Neither of those dimesions are chord length.. I can't think of a way to get chord length without a sketched line.
The sketch in mine has chord length but it 's really hard to see.Chord length would be point to point, not datum to point or arc length.
Sure. However chord length from point to next point is not really possible in generic sense. However, since it is a circle you could calculate the arc length to chord length conversion or alternatively chord length to angle in a relation. (Or you can draw one chord length and measure angle it in the sketch with ref and use that angle to drive the pattern) No real solution for any other shape.
That's what I did. I had a conversion from chord length and radius to angle and plugged that into the pattern. It is just that you have to calculate it for every row in the array. since to maintain the same chord length with a larger radius means a smaller angle.
You can write the relation in a dimension pattern, then it works regardless
Thats why I liked the sketch point in the hole feature. Everything is in one feature. No relations and can be patterned without thought.
Yes but if its a highly parametric model, lets say it goes to some sim optimization. Then it is not a solution, who would like to mindlessly draw 1000 variations of the pattern.
Unless i am mistaken a relation in a dimension pattern has a form:
dist = 6
dia = 2*27.4838
raddec=10
memb_v =2*asin(dist/(dia-2*raddec*idx2)))*idx1
and sanity check
seems to work.
wait... what? trying your relations with a 3 x 2 pattern:
-->
Clearly I'm not able to get the results you are showing.
Your relation has errors - too many right brackets?
What dimension are you controlling with the relation shown?
Is there a relation for the dimension in the 2nd direction of the pattern?
@joojaa , please elaborate - it would be great to be able to learn from your example.
Oh sorry shouldn't comment things on the fly (so i tried to convert my relation to a bit more readable form but fumbled). So i am controlling angle and then the radius. You are almost there.
So lets assume you have a the following scheme (dimensions not super important):
Then doing a dimension pattern on d1 in one dimension and d3 on the other assuming you want a distance of say 6 units (make this a parameter then you can easily change it as you need, but here i hardcode it into the relation to save making more images or longer explanation)

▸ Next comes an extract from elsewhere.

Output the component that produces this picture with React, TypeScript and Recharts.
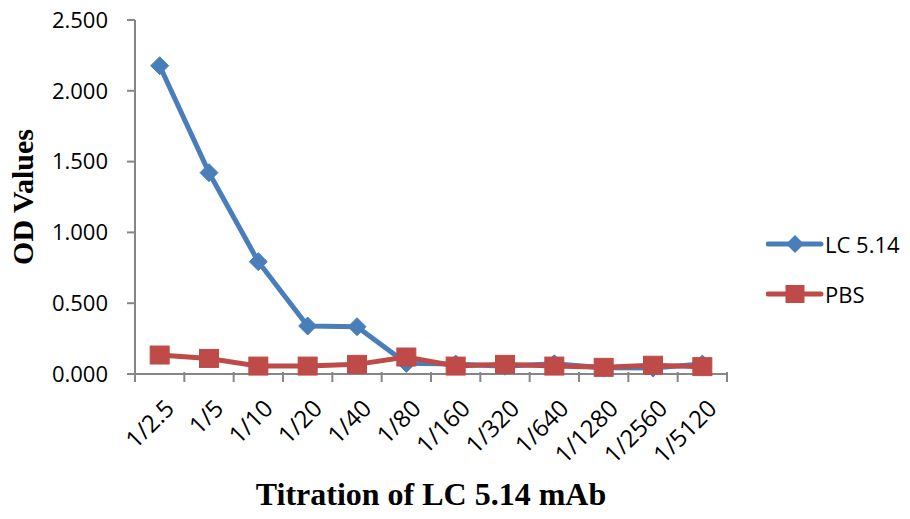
import { Legend, Line, LineChart, XAxis, YAxis } from "recharts";

const dilutions = [
  "1/2.5",
  "1/5",
  "1/10",
  "1/20",
  "1/40",
  "1/80",
  "1/160",
  "1/320",
  "1/640",
  "1/1280",
  "1/2560",
  "1/5120",
];
const lcValues = [2.177, 1.422, 0.793, 0.339, 0.334, 0.075, 0.07, 0.055, 0.072, 0.045, 0.042, 0.07];
const pbsValues = [0.134, 0.11, 0.056, 0.056, 0.068, 0.12, 0.056, 0.068, 0.056, 0.047, 0.062, 0.052];
const yTicks = [0, 0.5, 1, 1.5, 2, 2.5];

const BLUE = "#4A7EBB";
const RED = "#BE4B48";
const AXIS = "#868686";
const SANS = "'Open Sans', sans-serif";
const SERIF = "'Liberation Serif', 'Times New Roman', serif";

const data = dilutions.map((d, i) => ({ dilution: d, lc: lcValues[i], pbs: pbsValues[i] }));

// diamond marker for LC 5.14
function Diamond(props: any) {
  const { cx, cy, index } = props;
  if (cx == null || cy == null) return <g key={index} />;
  return (
    <path
      key={index}
      d={`M${cx},${cy - 9} L${cx + 9},${cy} L${cx},${cy + 9} L${cx - 9},${cy} Z`}
      fill={BLUE}
      stroke={BLUE}
      strokeWidth={1}
    />
  );
}

// square marker for PBS
function Square(props: any) {
  const { cx, cy, index } = props;
  if (cx == null || cy == null) return <g key={index} />;
  return <rect key={index} x={cx - 9.5} y={cy - 9} width={19} height={18} fill={RED} stroke={RED} />;
}

// Excel-like category ticks: tick marks between categories, rotated labels
function XTick(props: any) {
  const { x, y, payload, index, visibleTicksCount } = props;
  const half = payload.offset || 0;
  const axisY = y - 10;
  const last = index === (visibleTicksCount ?? dilutions.length) - 1;
  const tx = x + 16;
  const ty = axisY + 36;
  return (
    <g>
      <line x1={x - half} x2={x - half} y1={axisY - 2} y2={axisY + 8} stroke={AXIS} strokeWidth={2} />
      {last && <line x1={x + half} x2={x + half} y1={axisY - 2} y2={axisY + 8} stroke={AXIS} strokeWidth={2} />}
      <text
        x={tx}
        y={ty}
        textAnchor="end"
        fontFamily={SANS}
        fontSize={24}
        fill="#000"
        transform={`rotate(-45, ${tx}, ${ty})`}
      >
        {payload.value}
      </text>
    </g>
  );
}

function LegendContent() {
  const items = [
    { name: "LC 5.14", color: BLUE, shape: "diamond" },
    { name: "PBS", color: RED, shape: "square" },
  ];
  return (
    <svg width={142} height={80}>
      {items.map((it, i) => {
        const cy = 14 + i * 50;
        return (
          <g key={it.name}>
            <line x1={2} x2={55} y1={cy} y2={cy} stroke={it.color} strokeWidth={5} strokeLinecap="round" />
            {it.shape === "diamond" ? (
              <path d={`M29,${cy - 9} L38,${cy} L29,${cy + 9} L20,${cy} Z`} fill={it.color} />
            ) : (
              <rect x={19.5} y={cy - 9} width={19} height={18} fill={it.color} />
            )}
            <text x={59} y={cy} dominantBaseline="central" fontFamily={SANS} fontSize={22} fill="#000">
              {it.name}
            </text>
          </g>
        );
      })}
    </svg>
  );
}

export default function App() {
  return (
    <div style={{ position: "absolute", left: 0, top: 0, width: 910, height: 519, background: "#fff" }}>
      <LineChart width={910} height={519} data={data} margin={{ top: 20, right: 183, left: 0, bottom: 0 }}>
        <XAxis
          dataKey="dilution"
          scale="band"
          height={145}
          interval={0}
          tickLine={false}
          tickSize={0}
          tickMargin={10}
          axisLine={{ stroke: AXIS, strokeWidth: 2 }}
          tick={<XTick />}
          label={{
            content: ({ viewBox }: any) => (
              <text
                x={viewBox.x + viewBox.width / 2}
                y={viewBox.y + 131}
                textAnchor="middle"
                fontFamily={SERIF}
                fontWeight="bold"
                fontSize={32}
                fill="#000"
              >
                Titration of LC 5.14 mAb
              </text>
            ),
          }}
        />
        <YAxis
          width={135}
          domain={[0, 2.5]}
          ticks={yTicks}
          interval={0}
          tickFormatter={(v: number) => v.toFixed(3)}
          tickSize={8}
          tickMargin={19}
          tickLine={{ stroke: AXIS, strokeWidth: 2 }}
          axisLine={{ stroke: AXIS, strokeWidth: 2 }}
          tick={{ fill: "#000", fontFamily: SANS, fontSize: 22 }}
          label={{
            content: ({ viewBox }: any) => {
              const lx = viewBox.x + 33;
              const ly = viewBox.y + viewBox.height / 2;
              return (
                <text
                  x={lx}
                  y={ly}
                  textAnchor="middle"
                  fontFamily={SERIF}
                  fontWeight="bold"
                  fontSize={30}
                  fill="#000"
                  transform={`rotate(-90, ${lx}, ${ly})`}
                >
                  OD Values
                </text>
              );
            },
          }}
        />
        <Legend
          layout="horizontal"
          verticalAlign="middle"
          align="center"
          content={<LegendContent />}
          wrapperStyle={{ left: 766, top: 230, width: 142, height: 80 }}
        />
        <Line
          dataKey="lc"
          name="LC 5.14"
          stroke={BLUE}
          strokeWidth={5}
          dot={Diamond}
          activeDot={false}
          isAnimationActive={false}
        />
        <Line
          dataKey="pbs"
          name="PBS"
          stroke={RED}
          strokeWidth={5}
          dot={Square}
          activeDot={false}
          isAnimationActive={false}
        />
      </LineChart>
    </div>
  );
}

Then the relation is (im going inwards but you can go outwards too if it makes more sense):
dist = 6
memb_v =2*asin(dist/(2*d3-2*10*idx2))*idx1
After this i edit the first pattern member to have a angle of 0 (fits item is not controlled by expression) and i Get:
OK so one deficiency for ease of following. I have hardcoded also the second direction increment but that is a parameter so i could change the number 10 to relation after the fact (in my case d6 but check yours) You could also do the same with the dist so then its fully editable.
Yeah the original post was confusing that why i needed clarification. I think this is now what OP needs. Not sure though.
Each row does no necessarily have the same number of holes.
"From what I was trying over the weekend, I can either go X,Y or R, Θ, but not X, R."
If you want to use X and R as the parameters driving the pattern, then I am pretty sure you will need to use relations as the axis pattern will not take those inputs directly AFAIK. You can express the chord length and the X,Y points of circle as a function of R. You have values for X and R and can use those to find theta which you have already done. If you then also define the chord length using X&R in a relation, then this can be reused in the model to locate all members of the pattern lying in the base radius for hole centers.
Will the pattern be confined to a single quadrant (90 deg) or do the holes need to be spaced around 360 deg of included arc? An axial pattern is attractive for ease of creation, but a relation driven dimension pattern may be more flexible if that is needed.
If you look back at this post and the new functionality added to axial patterns in Creo 10 it may be useful. I was able to implement that geometry (pre Creo 10) using a pattern of a pattern. PTC claims it can be done in a single pattern in Creo 10+.